* **Given task**
From the first line of the listing below, retype each line up to and including the one with "const spp007 = ['2"; pictures stay out.

[Begin Recorded information]

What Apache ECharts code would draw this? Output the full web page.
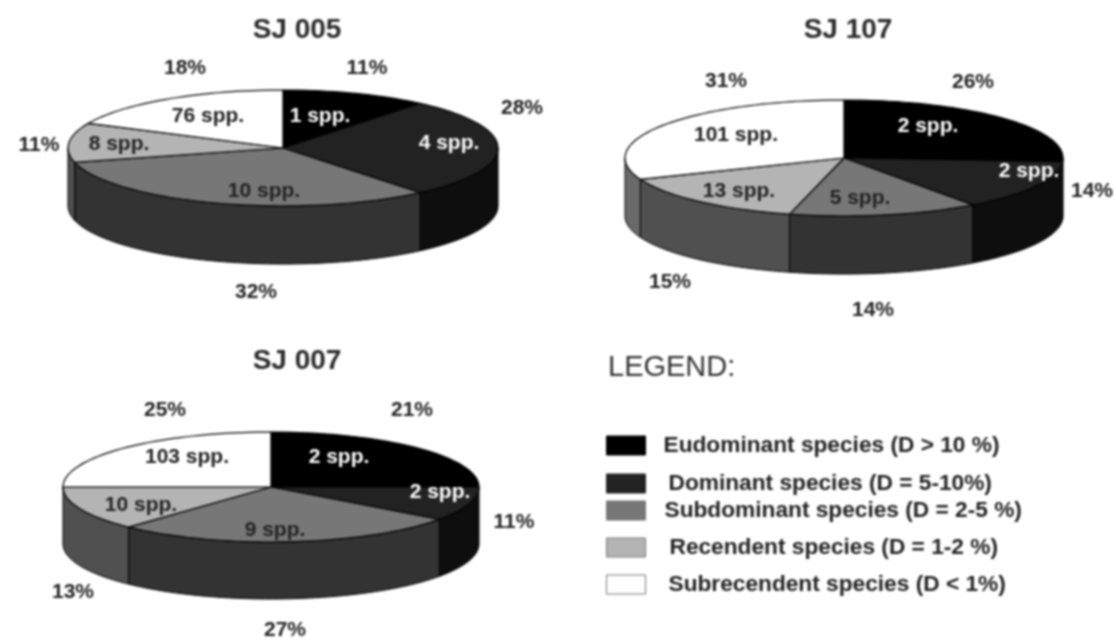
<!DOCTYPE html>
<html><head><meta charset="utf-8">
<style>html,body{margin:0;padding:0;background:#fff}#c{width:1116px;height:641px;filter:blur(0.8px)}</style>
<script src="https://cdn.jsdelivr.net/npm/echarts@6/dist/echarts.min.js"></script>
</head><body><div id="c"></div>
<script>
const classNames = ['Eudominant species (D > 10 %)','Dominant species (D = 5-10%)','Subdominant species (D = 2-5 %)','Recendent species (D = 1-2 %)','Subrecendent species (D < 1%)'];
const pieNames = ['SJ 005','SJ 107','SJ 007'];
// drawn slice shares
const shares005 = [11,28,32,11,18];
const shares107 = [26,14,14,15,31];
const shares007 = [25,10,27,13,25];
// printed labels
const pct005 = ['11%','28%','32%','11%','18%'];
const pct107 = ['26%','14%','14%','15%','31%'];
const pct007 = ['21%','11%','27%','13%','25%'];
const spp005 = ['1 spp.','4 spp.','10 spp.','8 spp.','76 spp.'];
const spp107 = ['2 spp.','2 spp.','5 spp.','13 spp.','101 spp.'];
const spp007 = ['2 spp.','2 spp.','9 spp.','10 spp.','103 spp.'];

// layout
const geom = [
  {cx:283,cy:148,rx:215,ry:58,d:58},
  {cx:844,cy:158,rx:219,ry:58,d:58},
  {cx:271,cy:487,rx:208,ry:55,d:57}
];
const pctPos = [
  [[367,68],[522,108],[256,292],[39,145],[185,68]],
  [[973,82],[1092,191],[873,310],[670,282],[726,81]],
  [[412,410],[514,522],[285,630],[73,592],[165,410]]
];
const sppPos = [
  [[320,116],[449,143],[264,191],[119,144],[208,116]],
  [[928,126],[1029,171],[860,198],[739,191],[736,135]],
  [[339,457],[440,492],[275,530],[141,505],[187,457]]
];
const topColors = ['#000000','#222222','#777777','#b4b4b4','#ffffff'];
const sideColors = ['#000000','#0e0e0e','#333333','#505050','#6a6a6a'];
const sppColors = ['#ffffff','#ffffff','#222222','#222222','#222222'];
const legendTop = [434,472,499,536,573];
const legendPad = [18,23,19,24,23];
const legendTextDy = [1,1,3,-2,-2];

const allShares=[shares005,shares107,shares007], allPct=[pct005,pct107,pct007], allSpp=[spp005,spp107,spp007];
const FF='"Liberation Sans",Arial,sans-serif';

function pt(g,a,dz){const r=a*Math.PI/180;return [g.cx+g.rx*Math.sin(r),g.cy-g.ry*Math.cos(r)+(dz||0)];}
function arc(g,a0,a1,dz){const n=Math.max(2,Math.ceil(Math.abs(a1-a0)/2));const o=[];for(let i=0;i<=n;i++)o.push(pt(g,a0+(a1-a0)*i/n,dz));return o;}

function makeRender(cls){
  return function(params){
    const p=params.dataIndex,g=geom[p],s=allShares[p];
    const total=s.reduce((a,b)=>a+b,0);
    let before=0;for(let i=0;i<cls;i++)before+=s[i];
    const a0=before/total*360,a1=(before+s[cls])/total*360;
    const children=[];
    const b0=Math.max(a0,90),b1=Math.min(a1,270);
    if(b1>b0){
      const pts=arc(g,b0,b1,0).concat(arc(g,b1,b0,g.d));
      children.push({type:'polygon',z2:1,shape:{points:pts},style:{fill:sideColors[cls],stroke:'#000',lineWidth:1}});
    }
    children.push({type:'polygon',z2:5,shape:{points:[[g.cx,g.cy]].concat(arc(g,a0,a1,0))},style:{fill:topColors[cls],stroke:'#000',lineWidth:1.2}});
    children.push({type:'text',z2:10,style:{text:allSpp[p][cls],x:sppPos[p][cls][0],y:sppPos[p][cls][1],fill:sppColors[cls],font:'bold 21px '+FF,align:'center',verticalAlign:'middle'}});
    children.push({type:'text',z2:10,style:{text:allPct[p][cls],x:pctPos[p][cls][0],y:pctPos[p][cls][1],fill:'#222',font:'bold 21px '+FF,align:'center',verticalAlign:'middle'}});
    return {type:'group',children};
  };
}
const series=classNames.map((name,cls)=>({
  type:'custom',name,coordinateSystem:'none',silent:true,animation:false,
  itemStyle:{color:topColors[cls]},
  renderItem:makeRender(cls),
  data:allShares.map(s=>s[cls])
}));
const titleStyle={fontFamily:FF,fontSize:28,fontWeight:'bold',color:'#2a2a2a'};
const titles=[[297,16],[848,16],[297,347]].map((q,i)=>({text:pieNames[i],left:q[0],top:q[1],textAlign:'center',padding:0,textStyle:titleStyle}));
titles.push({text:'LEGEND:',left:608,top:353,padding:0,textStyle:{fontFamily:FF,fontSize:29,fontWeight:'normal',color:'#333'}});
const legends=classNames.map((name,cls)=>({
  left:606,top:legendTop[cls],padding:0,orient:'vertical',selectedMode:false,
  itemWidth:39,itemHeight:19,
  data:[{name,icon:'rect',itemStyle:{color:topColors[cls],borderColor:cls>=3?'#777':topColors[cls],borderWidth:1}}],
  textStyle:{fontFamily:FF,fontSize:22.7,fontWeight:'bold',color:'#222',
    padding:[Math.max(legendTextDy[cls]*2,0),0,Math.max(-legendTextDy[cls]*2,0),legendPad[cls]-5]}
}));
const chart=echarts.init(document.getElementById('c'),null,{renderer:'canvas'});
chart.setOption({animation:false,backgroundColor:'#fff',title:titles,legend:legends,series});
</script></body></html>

[End Recorded information]

* **The reply**
What Apache ECharts code would draw this? Output the full web page.
<!DOCTYPE html>
<html><head><meta charset="utf-8">
<style>html,body{margin:0;padding:0;background:#fff}#c{width:1116px;height:641px;filter:blur(0.8px)}</style>
<script src="https://cdn.jsdelivr.net/npm/echarts@6/dist/echarts.min.js"></script>
</head><body><div id="c"></div>
<script>
const classNames = ['Eudominant species (D > 10 %)','Dominant species (D = 5-10%)','Subdominant species (D = 2-5 %)','Recendent species (D = 1-2 %)','Subrecendent species (D < 1%)'];
const pieNames = ['SJ 005','SJ 107','SJ 007'];
// drawn slice shares
const shares005 = [11,28,32,11,18];
const shares107 = [26,14,14,15,31];
const shares007 = [25,10,27,13,25];
// printed labels
const pct005 = ['11%','28%','32%','11%','18%'];
const pct107 = ['26%','14%','14%','15%','31%'];
const pct007 = ['21%','11%','27%','13%','25%'];
const spp005 = ['1 spp.','4 spp.','10 spp.','8 spp.','76 spp.'];
const spp107 = ['2 spp.','2 spp.','5 spp.','13 spp.','101 spp.'];
const spp007 = ['2 spp.','2 spp.','9 spp.','10 spp.','103 spp.'];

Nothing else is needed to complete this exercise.